WRITTEN TASK> Pick out and copy every line below that has the word "code".

EXTRACTED INFORMATION>
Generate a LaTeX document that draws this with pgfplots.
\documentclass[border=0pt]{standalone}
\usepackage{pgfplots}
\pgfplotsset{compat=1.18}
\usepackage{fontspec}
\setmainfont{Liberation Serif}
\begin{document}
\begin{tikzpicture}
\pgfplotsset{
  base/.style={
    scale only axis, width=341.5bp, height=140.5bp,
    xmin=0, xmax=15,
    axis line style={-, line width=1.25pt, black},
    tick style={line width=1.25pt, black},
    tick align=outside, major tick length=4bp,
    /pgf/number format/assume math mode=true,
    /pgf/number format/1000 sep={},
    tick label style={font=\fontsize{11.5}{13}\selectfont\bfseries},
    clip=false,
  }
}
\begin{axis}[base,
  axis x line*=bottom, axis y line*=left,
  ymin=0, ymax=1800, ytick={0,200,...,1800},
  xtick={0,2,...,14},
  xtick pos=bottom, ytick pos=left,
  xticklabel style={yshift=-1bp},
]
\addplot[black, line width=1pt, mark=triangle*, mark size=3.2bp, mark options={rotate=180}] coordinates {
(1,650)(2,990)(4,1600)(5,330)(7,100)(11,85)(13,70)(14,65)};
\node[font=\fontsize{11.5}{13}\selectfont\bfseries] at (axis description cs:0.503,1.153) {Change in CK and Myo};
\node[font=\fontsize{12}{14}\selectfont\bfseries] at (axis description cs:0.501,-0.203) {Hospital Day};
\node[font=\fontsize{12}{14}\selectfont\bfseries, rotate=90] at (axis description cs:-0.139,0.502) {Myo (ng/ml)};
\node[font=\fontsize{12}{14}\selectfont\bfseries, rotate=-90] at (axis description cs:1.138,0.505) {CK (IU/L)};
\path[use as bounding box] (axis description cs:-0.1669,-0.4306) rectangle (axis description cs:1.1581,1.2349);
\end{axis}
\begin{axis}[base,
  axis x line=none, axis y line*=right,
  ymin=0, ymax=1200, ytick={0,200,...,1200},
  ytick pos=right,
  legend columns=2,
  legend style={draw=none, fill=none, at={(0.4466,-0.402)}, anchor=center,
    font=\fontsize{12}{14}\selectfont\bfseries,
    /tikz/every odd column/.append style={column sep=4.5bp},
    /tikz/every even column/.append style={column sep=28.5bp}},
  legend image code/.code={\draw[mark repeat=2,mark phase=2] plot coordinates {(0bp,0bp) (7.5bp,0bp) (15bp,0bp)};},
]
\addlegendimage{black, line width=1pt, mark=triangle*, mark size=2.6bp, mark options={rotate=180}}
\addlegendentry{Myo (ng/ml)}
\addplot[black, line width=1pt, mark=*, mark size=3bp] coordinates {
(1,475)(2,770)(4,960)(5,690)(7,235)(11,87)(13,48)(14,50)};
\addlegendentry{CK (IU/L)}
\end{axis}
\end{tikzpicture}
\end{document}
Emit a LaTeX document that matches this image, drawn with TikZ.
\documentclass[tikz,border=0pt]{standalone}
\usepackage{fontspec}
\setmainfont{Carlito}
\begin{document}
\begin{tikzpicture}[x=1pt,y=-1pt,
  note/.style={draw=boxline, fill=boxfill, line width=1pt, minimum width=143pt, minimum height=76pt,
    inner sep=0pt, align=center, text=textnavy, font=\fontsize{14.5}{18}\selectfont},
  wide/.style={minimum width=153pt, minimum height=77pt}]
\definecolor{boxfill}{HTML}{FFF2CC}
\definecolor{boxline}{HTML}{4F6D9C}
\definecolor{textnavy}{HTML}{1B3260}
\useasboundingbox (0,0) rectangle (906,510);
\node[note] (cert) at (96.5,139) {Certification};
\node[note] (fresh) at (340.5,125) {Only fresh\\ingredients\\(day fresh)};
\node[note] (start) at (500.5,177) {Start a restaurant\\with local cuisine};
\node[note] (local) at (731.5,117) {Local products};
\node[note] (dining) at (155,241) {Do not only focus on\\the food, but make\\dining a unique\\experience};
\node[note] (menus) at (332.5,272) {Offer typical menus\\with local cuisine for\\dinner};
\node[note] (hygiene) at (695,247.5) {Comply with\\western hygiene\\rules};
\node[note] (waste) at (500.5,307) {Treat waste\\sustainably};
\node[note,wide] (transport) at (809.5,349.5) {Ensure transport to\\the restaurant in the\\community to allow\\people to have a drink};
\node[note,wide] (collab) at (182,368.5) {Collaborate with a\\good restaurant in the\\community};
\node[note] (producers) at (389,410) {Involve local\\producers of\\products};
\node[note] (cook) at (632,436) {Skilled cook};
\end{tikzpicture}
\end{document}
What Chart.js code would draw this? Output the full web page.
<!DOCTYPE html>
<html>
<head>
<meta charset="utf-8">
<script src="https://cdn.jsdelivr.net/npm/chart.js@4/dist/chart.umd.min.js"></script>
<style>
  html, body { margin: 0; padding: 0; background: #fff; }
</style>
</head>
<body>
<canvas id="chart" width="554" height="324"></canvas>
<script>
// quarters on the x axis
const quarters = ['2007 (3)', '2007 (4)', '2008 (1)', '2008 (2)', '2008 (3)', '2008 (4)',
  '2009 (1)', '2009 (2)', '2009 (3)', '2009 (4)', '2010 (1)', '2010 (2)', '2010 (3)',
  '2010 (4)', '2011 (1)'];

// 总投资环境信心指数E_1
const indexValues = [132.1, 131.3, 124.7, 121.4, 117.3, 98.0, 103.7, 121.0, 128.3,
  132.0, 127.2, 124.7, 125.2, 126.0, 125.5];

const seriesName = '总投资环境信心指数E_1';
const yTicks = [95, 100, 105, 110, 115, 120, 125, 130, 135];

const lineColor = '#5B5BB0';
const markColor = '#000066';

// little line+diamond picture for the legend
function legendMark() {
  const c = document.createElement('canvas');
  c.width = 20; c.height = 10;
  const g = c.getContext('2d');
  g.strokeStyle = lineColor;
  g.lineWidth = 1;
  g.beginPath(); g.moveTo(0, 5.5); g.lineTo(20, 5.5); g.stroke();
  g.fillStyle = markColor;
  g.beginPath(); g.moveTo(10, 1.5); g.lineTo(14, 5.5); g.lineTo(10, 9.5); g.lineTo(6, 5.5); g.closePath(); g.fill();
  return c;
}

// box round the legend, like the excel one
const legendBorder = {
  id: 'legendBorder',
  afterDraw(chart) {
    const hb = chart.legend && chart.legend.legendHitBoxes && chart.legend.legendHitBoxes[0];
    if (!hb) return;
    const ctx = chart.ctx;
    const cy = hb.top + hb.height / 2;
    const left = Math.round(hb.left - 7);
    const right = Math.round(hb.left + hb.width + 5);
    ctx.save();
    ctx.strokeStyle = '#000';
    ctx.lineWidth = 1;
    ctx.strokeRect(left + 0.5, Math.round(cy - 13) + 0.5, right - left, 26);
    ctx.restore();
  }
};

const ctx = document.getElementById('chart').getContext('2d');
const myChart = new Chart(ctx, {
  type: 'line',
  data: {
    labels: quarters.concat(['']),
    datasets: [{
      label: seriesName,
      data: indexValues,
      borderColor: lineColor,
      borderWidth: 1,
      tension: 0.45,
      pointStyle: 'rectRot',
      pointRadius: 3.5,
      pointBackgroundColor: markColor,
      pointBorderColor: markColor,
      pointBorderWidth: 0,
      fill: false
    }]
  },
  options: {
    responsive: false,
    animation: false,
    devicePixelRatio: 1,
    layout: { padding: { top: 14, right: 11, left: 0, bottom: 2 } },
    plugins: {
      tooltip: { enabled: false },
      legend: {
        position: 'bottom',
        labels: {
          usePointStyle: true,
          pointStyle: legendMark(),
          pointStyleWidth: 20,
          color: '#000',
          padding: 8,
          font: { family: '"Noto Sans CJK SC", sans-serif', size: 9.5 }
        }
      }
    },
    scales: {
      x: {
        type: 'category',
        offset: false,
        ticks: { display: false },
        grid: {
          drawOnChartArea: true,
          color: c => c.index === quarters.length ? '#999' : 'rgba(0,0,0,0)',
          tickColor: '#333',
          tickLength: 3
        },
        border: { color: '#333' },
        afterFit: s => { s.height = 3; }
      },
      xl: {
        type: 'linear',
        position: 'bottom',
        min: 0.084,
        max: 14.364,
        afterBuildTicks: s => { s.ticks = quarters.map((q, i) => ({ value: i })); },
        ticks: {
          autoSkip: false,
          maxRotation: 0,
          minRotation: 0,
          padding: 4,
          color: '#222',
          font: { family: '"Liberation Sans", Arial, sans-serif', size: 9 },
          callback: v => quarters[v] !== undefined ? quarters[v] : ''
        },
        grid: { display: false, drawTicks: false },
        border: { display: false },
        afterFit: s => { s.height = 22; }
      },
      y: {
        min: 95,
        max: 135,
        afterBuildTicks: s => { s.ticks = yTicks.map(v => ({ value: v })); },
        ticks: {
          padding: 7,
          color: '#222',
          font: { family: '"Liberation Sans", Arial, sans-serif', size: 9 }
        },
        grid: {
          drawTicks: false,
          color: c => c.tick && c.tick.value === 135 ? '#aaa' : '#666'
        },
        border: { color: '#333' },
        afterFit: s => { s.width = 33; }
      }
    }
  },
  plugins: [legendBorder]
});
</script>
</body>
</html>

SOLUTION BELOW>
  legend image code/.code={\draw[mark repeat=2,mark phase=2] plot coordinates {(0bp,0bp) (7.5bp,0bp) (15bp,0bp)};},
What Chart.js code would draw this? Output the full web page.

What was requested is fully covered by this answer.